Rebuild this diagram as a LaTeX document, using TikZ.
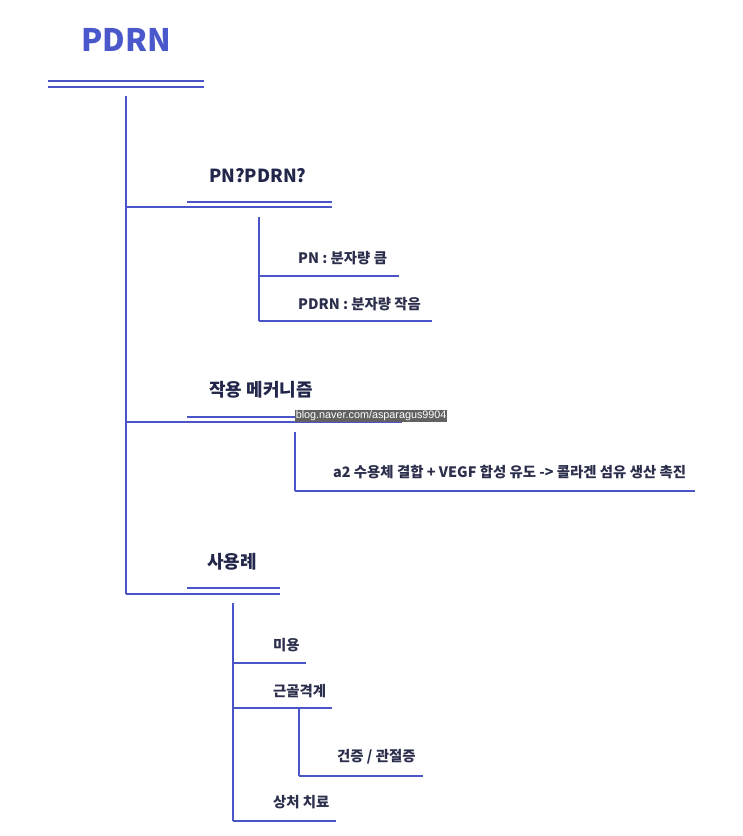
\documentclass[tikz,border=0pt]{standalone}
\usepackage{fontspec}
\setmainfont{Noto Sans CJK KR}
\newfontfamily\wmfont{Liberation Sans}
\definecolor{lineblue}{HTML}{4A55C8}
\definecolor{titleblue}{HTML}{4A58CC}
\definecolor{headnavy}{HTML}{22264A}
\definecolor{bodynavy}{HTML}{2C2F4C}
\tikzset{
  branch/.style={draw=lineblue, line width=2.8pt},
  titletext/.style={font=\fontsize{31}{31}\selectfont\bfseries, text=titleblue, inner sep=0pt},
  headtext/.style={font=\fontsize{18}{18}\selectfont\bfseries, text=headnavy, inner sep=0pt, anchor=west},
  bodytext/.style={font=\fontsize{14.4}{15}\selectfont\bfseries, text=bodynavy, inner sep=0pt, anchor=west},
  watermark/.style={font=\wmfont\fontsize{10.8}{11}\selectfont, text=white, fill=black!62, inner sep=0.6pt, anchor=west}
}
\begin{document}
\begin{tikzpicture}[x=1pt,y=-1pt]
\useasboundingbox (0,0) rectangle (743,836);
\fill[white] (0,0) rectangle (743,836);
% title
\node[titletext] (title) at (126,40) {PDRN};
\coordinate (tl1) at (48,81); \coordinate (tr1) at (204,81);
\coordinate (tl2) at (48,87); \coordinate (tr2) at (204,87);
\draw[branch] (tl1) -- (tr1);
\draw[branch] (tl2) -- (tr2);
% trunk
\coordinate (t0) at (126,96);
\coordinate (b1) at (126,207);
\coordinate (b2) at (126,422);
\coordinate (b3) at (126,594);
\draw[branch] (t0) -- (b3);
% --- PN?PDRN?
\node[headtext] (h1) at (209,176) {PN?PDRN?};
\coordinate (h1u0) at (187,202); \coordinate (h1u1) at (332,202);
\coordinate (h1l1) at (332,207);
\draw[branch] (h1u0) -- (h1u1);
\draw[branch] (b1) -- (h1l1);
\coordinate (s1t) at (259,217);
\coordinate (s1a) at (259,276); \coordinate (s1ae) at (399,276);
\coordinate (s1b) at (259,321); \coordinate (s1be) at (432,321);
\draw[branch] (s1t) -- (s1b);
\draw[branch] (s1a) -- (s1ae);
\draw[branch] (s1b) -- (s1be);
\node[bodytext] (pn) at (298,258) {PN : 분자량 큼};
\node[bodytext] (pdrn) at (298,304) {PDRN : 분자량 작음};
% --- 작용 메커니즘
\node[headtext] (h2) at (209,390) {작용 메커니즘};
\coordinate (h2u0) at (187,417); \coordinate (h2u1) at (402,417);
\coordinate (h2l1) at (402,422);
\draw[branch] (h2u0) -- (h2u1);
\draw[branch] (b2) -- (h2l1);
\coordinate (s2t) at (295,432);
\coordinate (s2b) at (295,491); \coordinate (s2be) at (695,491);
\draw[branch] (s2t) -- (s2b);
\draw[branch] (s2b) -- (s2be);
\node[bodytext] (mech) at (333,472) {a2 수용체 결합 + VEGF 합성 유도 -> 콜라겐 섬유 생산 촉진};
\node[watermark] (wm) at (295,416) {blog.naver.com/asparagus9904};
% --- 사용례
\node[headtext] (h3) at (207,562) {사용례};
\coordinate (h3u0) at (187,588); \coordinate (h3u1) at (280,588);
\coordinate (h3l1) at (280,594);
\draw[branch] (h3u0) -- (h3u1);
\draw[branch] (b3) -- (h3l1);
\coordinate (s3t) at (233,603);
\coordinate (s3a) at (233,663); \coordinate (s3ae) at (306,663);
\coordinate (s3b) at (233,708); \coordinate (s3be) at (332,708);
\coordinate (s3c) at (233,821); \coordinate (s3ce) at (336,821);
\draw[branch] (s3t) -- (s3c);
\draw[branch] (s3a) -- (s3ae);
\draw[branch] (s3b) -- (s3be);
\draw[branch] (s3c) -- (s3ce);
\coordinate (s4t) at (299,708);
\coordinate (s4b) at (299,776); \coordinate (s4be) at (423,776);
\draw[branch] (s4t) -- (s4b);
\draw[branch] (s4b) -- (s4be);
\node[bodytext] (u1) at (273,645) {미용};
\node[bodytext] (u2) at (273,691) {근골격계};
\node[bodytext] (u3) at (337,757) {건증 / 관절증};
\node[bodytext] (u4) at (273,802) {상처 치료};
\end{tikzpicture}
\end{document}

-- -- --

_Challenge:_
Repeat the material above word for word and skip every image in it.

_The output:_
Rebuild this diagram as a LaTeX document, using TikZ.
\documentclass[tikz,border=0pt]{standalone}
\usepackage{fontspec}
\setmainfont{Noto Sans CJK KR}
\newfontfamily\wmfont{Liberation Sans}
\definecolor{lineblue}{HTML}{4A55C8}
\definecolor{titleblue}{HTML}{4A58CC}
\definecolor{headnavy}{HTML}{22264A}
\definecolor{bodynavy}{HTML}{2C2F4C}
\tikzset{
  branch/.style={draw=lineblue, line width=2.8pt},
  titletext/.style={font=\fontsize{31}{31}\selectfont\bfseries, text=titleblue, inner sep=0pt},
  headtext/.style={font=\fontsize{18}{18}\selectfont\bfseries, text=headnavy, inner sep=0pt, anchor=west},
  bodytext/.style={font=\fontsize{14.4}{15}\selectfont\bfseries, text=bodynavy, inner sep=0pt, anchor=west},
  watermark/.style={font=\wmfont\fontsize{10.8}{11}\selectfont, text=white, fill=black!62, inner sep=0.6pt, anchor=west}
}
\begin{document}
\begin{tikzpicture}[x=1pt,y=-1pt]
\useasboundingbox (0,0) rectangle (743,836);
\fill[white] (0,0) rectangle (743,836);
% title
\node[titletext] (title) at (126,40) {PDRN};
\coordinate (tl1) at (48,81); \coordinate (tr1) at (204,81);
\coordinate (tl2) at (48,87); \coordinate (tr2) at (204,87);
\draw[branch] (tl1) -- (tr1);
\draw[branch] (tl2) -- (tr2);
% trunk
\coordinate (t0) at (126,96);
\coordinate (b1) at (126,207);
\coordinate (b2) at (126,422);
\coordinate (b3) at (126,594);
\draw[branch] (t0) -- (b3);
% --- PN?PDRN?
\node[headtext] (h1) at (209,176) {PN?PDRN?};
\coordinate (h1u0) at (187,202); \coordinate (h1u1) at (332,202);
\coordinate (h1l1) at (332,207);
\draw[branch] (h1u0) -- (h1u1);
\draw[branch] (b1) -- (h1l1);
\coordinate (s1t) at (259,217);
\coordinate (s1a) at (259,276); \coordinate (s1ae) at (399,276);
\coordinate (s1b) at (259,321); \coordinate (s1be) at (432,321);
\draw[branch] (s1t) -- (s1b);
\draw[branch] (s1a) -- (s1ae);
\draw[branch] (s1b) -- (s1be);
\node[bodytext] (pn) at (298,258) {PN : 분자량 큼};
\node[bodytext] (pdrn) at (298,304) {PDRN : 분자량 작음};
% --- 작용 메커니즘
\node[headtext] (h2) at (209,390) {작용 메커니즘};
\coordinate (h2u0) at (187,417); \coordinate (h2u1) at (402,417);
\coordinate (h2l1) at (402,422);
\draw[branch] (h2u0) -- (h2u1);
\draw[branch] (b2) -- (h2l1);
\coordinate (s2t) at (295,432);
\coordinate (s2b) at (295,491); \coordinate (s2be) at (695,491);
\draw[branch] (s2t) -- (s2b);
\draw[branch] (s2b) -- (s2be);
\node[bodytext] (mech) at (333,472) {a2 수용체 결합 + VEGF 합성 유도 -> 콜라겐 섬유 생산 촉진};
\node[watermark] (wm) at (295,416) {blog.naver.com/asparagus9904};
% --- 사용례
\node[headtext] (h3) at (207,562) {사용례};
\coordinate (h3u0) at (187,588); \coordinate (h3u1) at (280,588);
\coordinate (h3l1) at (280,594);
\draw[branch] (h3u0) -- (h3u1);
\draw[branch] (b3) -- (h3l1);
\coordinate (s3t) at (233,603);
\coordinate (s3a) at (233,663); \coordinate (s3ae) at (306,663);
\coordinate (s3b) at (233,708); \coordinate (s3be) at (332,708);
\coordinate (s3c) at (233,821); \coordinate (s3ce) at (336,821);
\draw[branch] (s3t) -- (s3c);
\draw[branch] (s3a) -- (s3ae);
\draw[branch] (s3b) -- (s3be);
\draw[branch] (s3c) -- (s3ce);
\coordinate (s4t) at (299,708);
\coordinate (s4b) at (299,776); \coordinate (s4be) at (423,776);
\draw[branch] (s4t) -- (s4b);
\draw[branch] (s4b) -- (s4be);
\node[bodytext] (u1) at (273,645) {미용};
\node[bodytext] (u2) at (273,691) {근골격계};
\node[bodytext] (u3) at (337,757) {건증 / 관절증};
\node[bodytext] (u4) at (273,802) {상처 치료};
\end{tikzpicture}
\end{document}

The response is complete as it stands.